McNamee, a co-founder of the private equity firm Elevation Partners, whose best known principal is the musician Bono, knows a thing or two about the shadowy markets where private start-ups like Facebook trade hands. His fund paid $120 million over the summer for a stake in Facebook that valued the company at just $14 billion. On paper, McNamee has more than tripled his money in just over six months.
But McNamee is starting to worry about a spate of copycat offerings that may come along in the coming months from dozens of Internet companies spurred by overzealous investors.
“If history is any guide, both sides will eventually overplay their hand on this, eventually leading to problems,” he said, resigned that the boom in private fund-raising may end badly. Venture capital investments used to be made only by venture capitalists – professionals with an appetite for risk.
But today, with billiondollar rounds of fundraising for the likes of Facebook and Groupon, money is flowing into these businesses from big institutional investors to wealthy individual clients of Goldman Sachs to plain old retail investors.
Then there are more indirect ways to buy into the hot private stocks. Some financial firms are creating vehicles, giving wealthy individuals a chance to get in on the action in secondary markets, where Facebook, Groupon, Zynga and other tech startups are trading at a frenetic pace.
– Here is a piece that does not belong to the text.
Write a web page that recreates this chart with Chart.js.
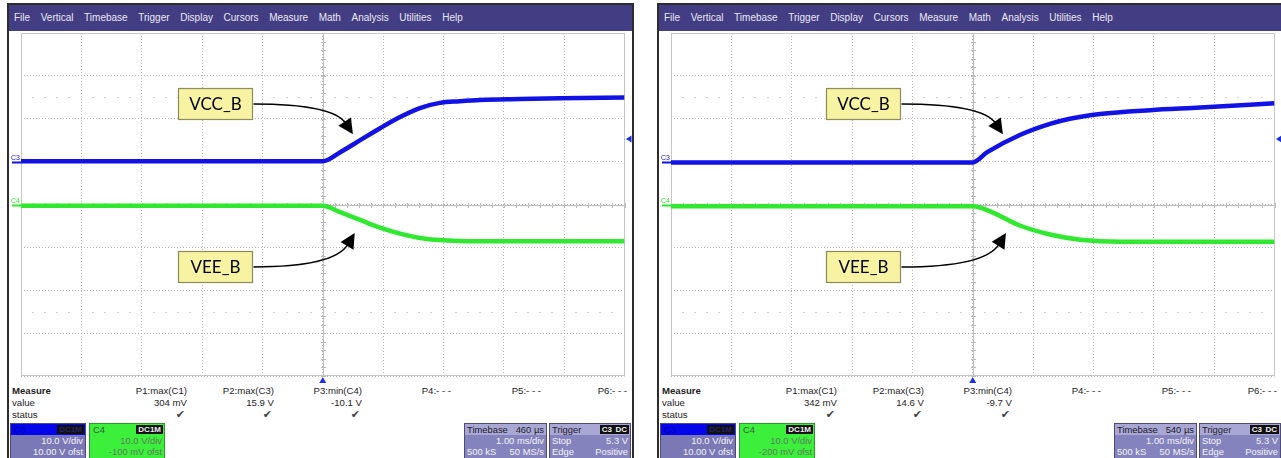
<!DOCTYPE html>
<html>
<head>
<meta charset="utf-8">
<script src="https://cdn.jsdelivr.net/npm/chart.js@4.4.1/dist/chart.umd.min.js"></script>
<style>
  html, body { margin: 0; padding: 0; background: #fff; width: 1281px; height: 458px; overflow: hidden;
    font-family: "Liberation Sans", Arial, sans-serif; }
  .frame { position: absolute; top: 3px; width: 623px; height: 470px; border: 2px solid #2d2d2d; background: #fff; }
  .menu { position: absolute; top: 5px; width: 623px; height: 26px; background: #433d84; color: #e9e9f3;
    font-size: 10px; line-height: 26px; display: flex; gap: 10.6px; padding-left: 5px; box-sizing: border-box; }
  .plot { position: absolute; top: 31px; width: 623px; height: 353px; }
  .mtxt { position: absolute; font-size: 9.6px; color: #1e1e1e; line-height: 12px; white-space: nowrap; }
  .box { position: absolute; top: 423px; height: 36px; border: 1px solid #4d4b78; box-sizing: border-box; overflow: hidden; }
  .box .t { position: absolute; font-size: 9.4px; line-height: 11px; white-space: nowrap; }
  .badge { position: absolute; top: 1px; height: 9px; background: #111; font-size: 8px; line-height: 9px;
    font-weight: bold; padding: 0 2px; }
</style>
</head>
<body>
<script>
// ---- menu and measurement labels ----
const menuItems = ['File', 'Vertical', 'Timebase', 'Trigger', 'Display', 'Cursors', 'Measure', 'Math', 'Analysis', 'Utilities', 'Help'];
const measureNames = ['P1:max(C1)', 'P2:max(C3)', 'P3:min(C4)', 'P4:- - -', 'P5:- - -', 'P6:- - -'];

// ---- left capture: time in ms, volts ----
const leftVccTime = [-5, 0, 0.29, 0.62, 0.95, 1.28, 1.61, 1.94, 2.27, 2.61, 3.27, 3.93, 5];
const leftVccVolts = [0.1, 0.1, 2.2, 5.0, 7.8, 10.4, 12.5, 13.7, 14.1, 14.4, 14.6, 14.8, 14.95];
const leftVeeTime = [-5, 0, 0.29, 0.62, 0.95, 1.28, 1.61, 1.94, 2.27, 2.94, 5];
const leftVeeVolts = [-0.2, -0.2, -1.7, -3.5, -5.3, -6.7, -7.7, -8.2, -8.4, -8.5, -8.5];
const leftMeasureValues = ['304 mV', '15.9 V', '-10.1 V'];

// ---- right capture ----
const rightVccTime = [-5, 0, 0.24, 0.78, 1.28, 1.61, 2.11, 2.94, 3.77, 5];
const rightVccVolts = [-0.2, -0.2, 2.2, 6.2, 8.8, 10.0, 11.1, 12.0, 12.6, 13.6];
const rightVeeTime = [-5, 0, 0.29, 0.78, 1.28, 1.78, 2.44, 5];
const rightVeeVolts = [-0.2, -0.2, -1.4, -4.7, -6.8, -8.0, -8.5, -8.5];
const rightMeasureValues = ['342 mV', '14.6 V', '-9.7 V'];

const panels = [
  { off: 0, vcc: [leftVccTime, leftVccVolts], vee: [leftVeeTime, leftVeeVolts], values: leftMeasureValues,
    delay: '460 µs', c4ofst: '-100 mV ofst', c4OffsetV: -0.1,
    notes: [ { text: 'VCC_B', x0: -2.40, x1: -1.17, y0: 1.99, y1: 2.72, tipX: 0.50, tipY: 1.64 },
             { text: 'VEE_B', x0: -2.40, x1: -1.17, y0: -1.81, y1: -1.085, tipX: 0.53, tipY: -0.665 } ] },
  { off: 650, vcc: [rightVccTime, rightVccVolts], vee: [rightVeeTime, rightVeeVolts], values: rightMeasureValues,
    delay: '540 µs', c4ofst: '-200 mV ofst', c4OffsetV: -0.2,
    notes: [ { text: 'VCC_B', x0: -2.43, x1: -1.20, y0: 1.99, y1: 2.72, tipX: 0.50, tipY: 1.64 },
             { text: 'VEE_B', x0: -2.43, x1: -1.20, y0: -1.81, y1: -1.085, tipX: 0.55, tipY: -0.665 } ] }
];

const C3_COLOR = '#1212e4';
const C4_COLOR = '#2fe82f';

function div(cls, style, text) {
  const d = document.createElement('div');
  if (cls) d.className = cls;
  Object.assign(d.style, style);
  if (text != null) d.textContent = text;
  return d;
}
function pts(t, v) { return t.map((x, i) => ({ x, y: v[i] })); }

function scopePlugin(p) {
  return {
    id: 'scope',
    beforeDatasetsDraw(chart) {
      const { ctx, chartArea: a, scales: { x, yd } } = chart;
      ctx.save();
      ctx.lineWidth = 1;
      const cx = Math.round(x.getPixelForValue(0)) + 0.5;
      const cy = Math.round(yd.getPixelForValue(0)) + 0.5;
      // solid centre cross with minor ticks
      ctx.strokeStyle = '#bcbcbc';
      ctx.beginPath();
      ctx.moveTo(a.left, cy); ctx.lineTo(a.right, cy);
      ctx.moveTo(cx, a.top); ctx.lineTo(cx, a.bottom);
      for (let i = -25; i <= 25; i++) {
        const px = Math.round(x.getPixelForValue(i / 5)) + 0.5;
        ctx.moveTo(px, cy - 2.5); ctx.lineTo(px, cy + 2.5);
      }
      for (let i = -20; i <= 20; i++) {
        const py = Math.round(yd.getPixelForValue(i / 5)) + 0.5;
        ctx.moveTo(cx - 2.5, py); ctx.lineTo(cx + 2.5, py);
      }
      ctx.stroke();
      // faint dotted marker rows at +-2.5 div
      ctx.strokeStyle = '#d0d0d0';
      ctx.beginPath();
      [2.5, -2.5].forEach(d => {
        const py = Math.round(yd.getPixelForValue(d)) + 0.5;
        for (let i = -24; i <= 24; i++) {
          if (i % 5 === 0) continue;
          const px = Math.round(x.getPixelForValue(i / 5));
          ctx.moveTo(px - 1, py); ctx.lineTo(px + 1, py);
        }
      });
      ctx.stroke();
      // graticule frame
      ctx.strokeStyle = '#c6c6c6';
      ctx.strokeRect(Math.round(a.left) + 0.5, Math.round(a.top) + 0.5, Math.round(a.width) - 1, Math.round(a.height) - 1);
      ctx.restore();
    },
    afterDatasetsDraw(chart) {
      const { ctx, scales: { x, yd } } = chart;
      ctx.save();
      p.notes.forEach(n => {
        const l = Math.round(x.getPixelForValue(n.x0)) + 0.5, r = Math.round(x.getPixelForValue(n.x1)) + 0.5;
        const t = Math.round(yd.getPixelForValue(n.y1)) + 0.5, b = Math.round(yd.getPixelForValue(n.y0)) + 0.5;
        ctx.fillStyle = '#f8f3a2';
        ctx.strokeStyle = '#8d8a5c';
        ctx.lineWidth = 1.2;
        ctx.fillRect(l, t, r - l, b - t);
        ctx.strokeRect(l, t, r - l, b - t);
        ctx.fillStyle = '#000';
        ctx.font = '17px Lato, "Open Sans", sans-serif';
        ctx.textAlign = 'center';
        ctx.textBaseline = 'middle';
        ctx.fillText(n.text, (l + r) / 2, (t + b) / 2 + 1);
        // curved arrow from the label to the trace
        const sx = r + 1, sy = (t + b) / 2;
        const tx = x.getPixelForValue(n.tipX), ty = yd.getPixelForValue(n.tipY);
        const cxp = tx - 0.2 * (tx - sx), cyp = sy;
        let ux = tx - cxp, uy = ty - cyp;
        const len = Math.hypot(ux, uy); ux /= len; uy /= len;
        const hl = 15, hw = 7.5;
        const bx = tx - ux * hl, by = ty - uy * hl;
        ctx.strokeStyle = '#000';
        ctx.lineWidth = 1.5;
        ctx.beginPath();
        ctx.moveTo(sx, sy);
        ctx.quadraticCurveTo(cxp, cyp, bx + ux * 2, by + uy * 2);
        ctx.stroke();
        ctx.fillStyle = '#000';
        ctx.beginPath();
        ctx.moveTo(tx, ty);
        ctx.lineTo(bx - uy * hw, by + ux * hw);
        ctx.lineTo(bx + uy * hw, by - ux * hw);
        ctx.closePath();
        ctx.fill();
      });
      ctx.restore();
    },
    afterDraw(chart) {
      const { ctx, chartArea: a, scales: { x, yC3, yC4 } } = chart;
      ctx.save();
      // channel ground markers on the left
      [['C3', C3_COLOR, yC3], ['C4', C4_COLOR, yC4]].forEach(([name, col, sc]) => {
        const y0 = Math.round(sc.getPixelForValue(0)) + 0.5;
        ctx.strokeStyle = col;
        ctx.lineWidth = 2;
        ctx.beginPath(); ctx.moveTo(a.left - 9, y0); ctx.lineTo(a.left, y0); ctx.stroke();
        ctx.fillStyle = col;
        ctx.font = '7px "Liberation Sans", Arial, sans-serif';
        ctx.textAlign = 'left'; ctx.textBaseline = 'alphabetic';
        ctx.fillText(name, a.left - 10, y0 - 3);
      });
      // trigger position marker under the graticule
      const tx = x.getPixelForValue(0);
      ctx.fillStyle = '#1a2ee6';
      ctx.beginPath();
      ctx.moveTo(tx, a.bottom + 1); ctx.lineTo(tx + 3.5, a.bottom + 7); ctx.lineTo(tx - 3.5, a.bottom + 7);
      ctx.closePath(); ctx.fill();
      // trigger level marker on the right (5.3 V on C3)
      const ty = yC3.getPixelForValue(5.3);
      ctx.beginPath();
      ctx.moveTo(a.right + 1.5, ty); ctx.lineTo(a.right + 7, ty - 3.5); ctx.lineTo(a.right + 7, ty + 3.5);
      ctx.closePath(); ctx.fill();
      ctx.restore();
    }
  };
}

panels.forEach(p => {
  const o = p.off;
  document.body.appendChild(div('frame', { left: (o + 7) + 'px' }));
  const menu = div('menu', { left: (o + 9) + 'px' });
  menuItems.forEach(m => menu.appendChild(div(null, {}, m)));
  document.body.appendChild(menu);

  // plot
  const holder = div('plot', { left: (o + 9) + 'px' });
  const cv = document.createElement('canvas');
  cv.width = 623; cv.height = 353;
  holder.appendChild(cv);
  document.body.appendChild(holder);

  const gridCfg = { color: '#b4b4b4', drawTicks: false, lineWidth: 1 };
  const borderCfg = { display: false, dash: [1, 2] };
  new Chart(cv, {
    type: 'line',
    data: {
      datasets: [
        { data: pts(p.vee[0], p.vee[1]), yAxisID: 'yC4', borderColor: C4_COLOR, borderWidth: 4.5, pointRadius: 0, cubicInterpolationMode: 'monotone' },
        { data: pts(p.vcc[0], p.vcc[1]), yAxisID: 'yC3', borderColor: C3_COLOR, borderWidth: 4.5, pointRadius: 0, cubicInterpolationMode: 'monotone' }
      ]
    },
    options: {
      responsive: false, animation: false, devicePixelRatio: 1,
      layout: { padding: { left: 12, right: 7.5, top: 2, bottom: 8 } },
      plugins: { legend: { display: false }, tooltip: { enabled: false } },
      scales: {
        x: { type: 'linear', min: -5, max: 5, ticks: { display: false, stepSize: 1 }, grid: gridCfg, border: borderCfg },
        yd: { type: 'linear', position: 'left', min: -4, max: 4, ticks: { display: false, stepSize: 1 }, grid: gridCfg, border: borderCfg },
        // C3: 10 V/div, +10 V offset
        yC3: { type: 'linear', display: false, min: -50, max: 30 },
        // C4: 10 V/div, small negative offset
        yC4: { type: 'linear', display: false, min: -40 - p.c4OffsetV, max: 40 - p.c4OffsetV }
      }
    },
    plugins: [scopePlugin(p)]
  });

  // measurement table
  const put = (txt, left, top, w, align, extra) => {
    const d = div('mtxt', Object.assign({ left: left + 'px', top: top + 'px', width: w + 'px', textAlign: align }, extra || {}), txt);
    document.body.appendChild(d);
  };
  put('Measure', o + 12, 385, 60, 'left', { fontWeight: 'bold' });
  put('value', o + 12, 397, 60, 'left');
  put('status', o + 12, 409, 60, 'left');
  const rights = [187, 274, 362, 451, 541, 627];
  measureNames.forEach((m, i) => put(m, o + rights[i] - 80, 385, 80, 'right'));
  p.values.forEach((v, i) => put(v, o + rights[i] - 80, 397, 80, 'right'));
  [0, 1, 2].forEach(i => put('✔', o + rights[i] - 80, 409, 78, 'right', { color: '#444', fontFamily: '"DejaVu Sans", sans-serif', fontSize: '11px' }));

  // channel and acquisition boxes
  const box = (left, w, bg) => { const b = div('box', { left: left + 'px', width: w + 'px', background: bg }); document.body.appendChild(b); return b; };
  const txt = (b, s, top, side, pos, col) => { const t = div('t', { top: top + 'px', [side]: pos + 'px', color: col }, s); b.appendChild(t); return t; };
  const badge = (b, s, right, col) => { const t = div('badge', { right: right + 'px', color: col }, s); b.appendChild(t); };

  const b3 = box(o + 10, 76, '#7b79b5');
  b3.appendChild(div(null, { position: 'absolute', left: 0, top: 0, right: 0, height: '11px', background: '#0505ec' }));
  txt(b3, 'C3', 0, 'left', 3, '#0000a8');
  badge(b3, 'DC1M', 1, '#23236a');
  txt(b3, '10.0 V/div', 11, 'right', 2, '#f4f4fa');
  txt(b3, '10.00 V ofst', 22, 'right', 2, '#f4f4fa');

  const b4 = box(o + 89, 76, '#3bef3b');
  b4.style.borderColor = '#2a9a2a';
  txt(b4, 'C4', 0, 'left', 3, '#3c5c3c');
  badge(b4, 'DC1M', 1, '#f0f0f0');
  txt(b4, '10.0 V/div', 11, 'right', 2, '#5f7a5f');
  txt(b4, p.c4ofst, 22, 'right', 2, '#5f7a5f');

  const bt = box(o + 464, 83, '#8583bd');
  bt.appendChild(div(null, { position: 'absolute', left: 0, top: 0, right: 0, height: '11px', background: '#a9a7d3' }));
  txt(bt, 'Timebase', 0, 'left', 2, '#1c1c2c');
  txt(bt, p.delay, 0, 'right', 2, '#1c1c2c');
  txt(bt, '1.00 ms/div', 11, 'right', 2, '#f4f4fa');
  txt(bt, '500 kS', 22, 'left', 2, '#f4f4fa');
  txt(bt, '50 MS/s', 22, 'right', 2, '#f4f4fa');

  const bg = box(o + 549, 82, '#8583bd');
  bg.appendChild(div(null, { position: 'absolute', left: 0, top: 0, right: 0, height: '11px', background: '#a9a7d3' }));
  txt(bg, 'Trigger', 0, 'left', 2, '#1c1c2c');
  badge(bg, 'DC', 1, '#f0f0f0');
  badge(bg, 'C3', 16, '#f0f0f0');
  txt(bg, 'Stop', 11, 'left', 2, '#f4f4fa');
  txt(bg, '5.3 V', 11, 'right', 2, '#f4f4fa');
  txt(bg, 'Edge', 22, 'left', 2, '#f4f4fa');
  txt(bg, 'Positive', 22, 'right', 2, '#f4f4fa');
});
</script>
</body>
</html>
Last week, a group of technology executives started a closed-end mutual fund that will try to buy shares directly from companies or on private exchanges. Think of the soon-to-be publicly traded NeXT BDC fund as away for mom and pop to acquire shares of Facebook without being a wealthy client of Goldman Sachs. According to McNamee, investors are handing over money by the boatload because of a deep-seated insecurity of missing the next big thing. Call it the Google Effect.
“Almost every institutional investor screwed up Google’s IPO by not buying aggressively. No one wants to repeat that mistake with Facebook,” said McNamee, referring to the fact that Google’s original price at its public offering was a measly $85 a share; the company’s shares closed on Monday at $614.21.
Memories might be long about the Google IPO, but that does not mean that investors should take the plunge. Those heaving money at companies like Facebook are doing so with only a modicum of information about the companies’ performance.
In the case of Facebook, investors were told only about the company’s revenue and profit for the last two years – hardly the kind of granular detail that most investors, even rich ones, typically require.
“Let’s call a spade a spade,” said Barry Schuler, managing director of the venture capital firm Draper Fisher Jurvetson. “This is a faux IPO, no matter how you slice it,” he said of last week’s private Facebook offering.
Investors “are just going on Goldman’s word and Facebook buzz, and they’re bypassing all the regulation that a public company has to comply with.” He added, “A lot of people are stepping back and saying, Isn’t this the kind of behaviour that created the last two meltdowns?”
Not all Wall Street denizens are worried. “It’s high stakes. But I don’t think it should be outlawed,” said Alan J Patricof, a long-time venture capitalist who was an early investor in Apple. “There’s a large amount of individual investors that would like to participate in this. It may be a new really late stage form of venture capital”. For companies, raising money in the private market over pursuing an IPO makes eminent sense.
“An IPO is like a bomb,” McNamee said, ticking off a list of downsides of going public: extra scrutiny, compliance costs and schadenfreude from rivals.
“It creates a big crater, whereas these private offerings are like a laser beam. They allow issuers to raise large amounts of capital with a minimal regulatory or governance burden.”
And for investors, “the benefit of these deals is the ability to buy a substantial block of stock, something that is not possible in the IPO market,” McNamee said.